DEBT RELIEF FOR AFRICA
IMF, World Bank Support $2.1 Billion Debt Relief for Guinea
By Ivohasina Razafimahefa
IMF African Department
September 26, 2012
- Guinea's annual average debt service reduced by more than 60 percent
- Debt relief highlights progress in policy management, performance
- IMF urges structural reform to maximize benefits from expected mining boom
The IMF and the World Bank decided, on September 26 and 25 respectively, to support debt relief of $2.1 billion for Guinea.
The Executive Boards of the two institutions agreed that Guinea had reached the final stage, or completion point, of the Enhanced Heavily Indebted Poor Countries (HIPC) Initiative. As a result, the west African country will benefit from debt relief under the HIPC Initiative and the Multilateral Debt Relief Initiative (MDRI), and from additional relief from bilateral creditors.
Total external debt service savings amount to $2.1 billion over 40 years, corresponding to a reduction of 66 percent. Multilateral creditors contribute 70 percent of the relief being provided, with the remainder coming from bilateral and commercial creditors. Debt relief provided by the World Bank’s International Development Association and the African Development Bank under the MDRI would save Guinea $964 million in debt service over 40 years (see chart).
Guinea’s debt indicators will improve substantially as a result of the move. The ratio of the present value of future debt service to GDP will fall from about 50 percent at end-2011 to 13 percent at end-2012; and the ratio of the present value of future debt service to exports will be reduced from 186 percent to 49 percent, respectively, for the two periods. Guinea’s graduation under the enhanced HIPC Initiative brings to 34 the number of countries that benefited from its debt relief (see box).
Central African Republic
Republic of Congo
Democratic Republic of Congo
São Tomé and Príncipe
To reach the completion point under the HIPC debt relief initiative, Guinea had to meet specific targets relating to poverty reduction, macroeconomic management, and institutional reforms.
• Poverty reduction: preparation of a poverty reduction strategy in a participatory process, and satisfactory implementation of that strategy for at least one year
• Macroeconomic stability: good performance under the economic program being supported with financing under the IMF’s Extended Credit Facility
• Transparent governance: publication of annual reports of the anti-corruption agency and of audit reports of large government procurement contracts; and
• Improvement in the education and health sectors: the hiring of additional teachers and achievement of targets regarding children immunization and prenatal care.

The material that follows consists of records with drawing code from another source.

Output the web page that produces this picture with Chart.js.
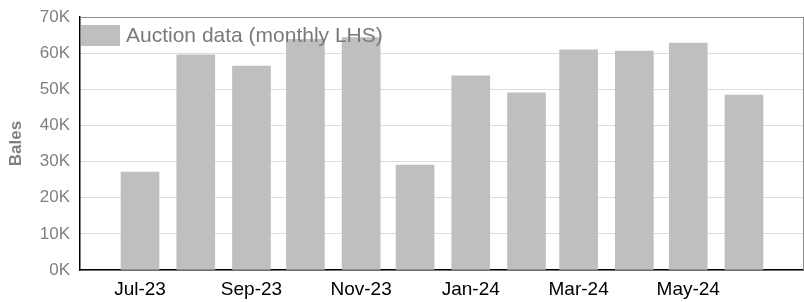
<!DOCTYPE html>
<html><head><meta charset="utf-8">
<script src="https://cdn.jsdelivr.net/npm/chart.js@4.4.1/dist/chart.umd.min.js"></script>
<style>html,body{margin:0;padding:0;background:#fff}#wrap{width:804px;height:302px}</style>
</head><body><div id="wrap"><canvas id="c"></canvas></div>
<script>
const months = ['2023-07','2023-08','2023-09','2023-10','2023-11','2023-12','2024-01','2024-02','2024-03','2024-04','2024-05','2024-06'];
const bales = [27100, 59500, 56400, 63800, 64300, 29000, 53700, 49000, 60900, 60600, 62800, 48400];
const tickMonths = ['2023-07','2023-09','2023-11','2024-01','2024-03','2024-05'];
const tickLabels = ['Jul-23','Sep-23','Nov-23','Jan-24','Mar-24','May-24'];
const seriesLabel = 'Auction data (monthly LHS)';
const yTitle = 'Bales';

function dayOf(m){const [y,mo]=m.split('-').map(Number);return (Date.UTC(y,mo-1,1)-Date.UTC(2023,6,1))/86400000;}
const points = months.map((m,i)=>({x:dayOf(m), y:bales[i]}));

const frame = {
  id:'frame',
  beforeDatasetsDraw(chart){
    const {ctx, chartArea:a} = chart;
    ctx.save(); ctx.strokeStyle='#8c8c8c'; ctx.lineWidth=1;
    ctx.beginPath(); ctx.moveTo(a.left, a.top+0.5); ctx.lineTo(a.right-0.5, a.top+0.5); ctx.lineTo(a.right-0.5, a.bottom); ctx.stroke();
    ctx.restore();
  },
  afterDatasetsDraw(chart){
    const {ctx, chartArea:a} = chart;
    const ds = chart.data.datasets[0];
    ctx.save();
    ctx.fillStyle = ds.backgroundColor;
    ctx.fillRect(a.left+1, a.top+8, 39, 21);
    ctx.fillStyle = '#7a7a7a';
    ctx.font = '21px "Liberation Sans", Arial, sans-serif';
    ctx.textBaseline='middle';
    ctx.fillText(ds.label, a.left+46, a.top+19);
    ctx.restore();
  }
};

new Chart(document.getElementById('c'), {
  type:'bar',
  data:{datasets:[{label:seriesLabel, data:points, backgroundColor:'#bfbfbf', barThickness:38}]},
  options:{
    responsive:true, maintainAspectRatio:false, animation:false,
    layout:{padding:{top:17, right:0, left:0, bottom:0}},
    plugins:{legend:{display:false}, tooltip:{enabled:false}},
    scales:{
      x:{type:'linear', min:-33.4, max:369.4, offset:false,
        grid:{display:false, drawTicks:false},
        border:{color:'#000', width:1.5},
        afterBuildTicks(s){ s.ticks = tickMonths.map(m=>({value:dayOf(m)})); },
        afterFit(s){ s.height = 32; },
        ticks:{autoSkip:false, maxRotation:0, padding:8, color:'#000',
          font:{family:'"Liberation Sans", Arial, sans-serif', size:19},
          callback:(v,i)=>tickLabels[i]}
      },
      y:{min:0, max:70000,
        grid:{color:'#dcdcdc', drawTicks:false},
        border:{color:'#000', width:1.5},
        afterFit(s){ s.width = 80; s.paddingTop = 0; s.paddingBottom = 0; },
        title:{display:true, text:yTitle, color:'#808080', padding:{top:6, bottom:0},
          font:{family:'"Liberation Sans", Arial, sans-serif', size:17, weight:'bold'}},
        ticks:{stepSize:10000, padding:10, color:'#808080',
          font:{family:'"Liberation Sans", Arial, sans-serif', size:17},
          callback:v=>(v/1000)+'K'}
      }
    }
  },
  plugins:[frame]
});
</script></body></html>
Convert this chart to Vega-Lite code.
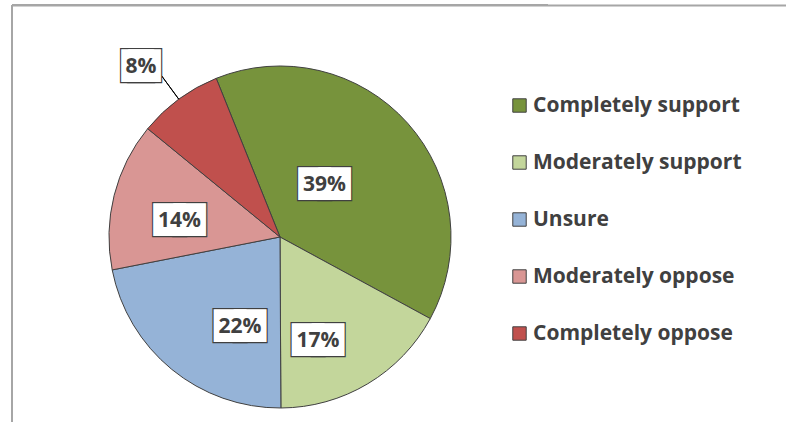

“Reaching the HIPC completion point represents an important achievement for Guinea. It reflects the significant progress made in economic management following the first democratic elections in December 2010. The resulting debt relief will provide Guinea more resources for poverty reduction and economic growth,” said Harry Snoek, IMF mission chief for Guinea.
Engagement with the IMF
The IMF and World Bank Boards declared in December 2000 that Guinea was eligible under the HIPC Initiative (the decision point). However, attainment of the final stage of the HIPC process, the completion point, was repeatedly delayed, mainly by political crises and weak economic management.
Guinea’s performance under IMF-supported programs was mixed until the first democratically elected government took office in 2011. An SMP covering 2011 was satisfactorily implemented, paving the way to a program supported under the Extended Credit Facility, approved in February 2012 and covering the period 2012–14.
Building on the mining boom
Guinea has abundant natural resources and enormous potential in agriculture, mining, and hydroelectricity. The strong macroeconomic policies and structural reforms initiated in 2011 have contributed to improving investors’ confidence and large new projects are being developed, notably in the mining sector.
It will be important to consolidate recent gains in macroeconomic stabilization and to avoid the policy reversals seen in the past. Structural reforms will be key to ensuring that the expected mining boom results in broad-based economic growth and poverty reduction. Such reforms should include strengthening governance in the mining sector, providing sustainable support to the agricultural sector, improving delivery of electricity and financial viability of the electricity company, and, more generally, improving economic governance and the business climate.
“Sound macroeconomic management will remain critical after the completion point to provide an enabling environment for growth, both in the mining and non-mining sectors. The authorities should adopt cautious debt management and policies to avoid falling back into debt distress,” Snoek said.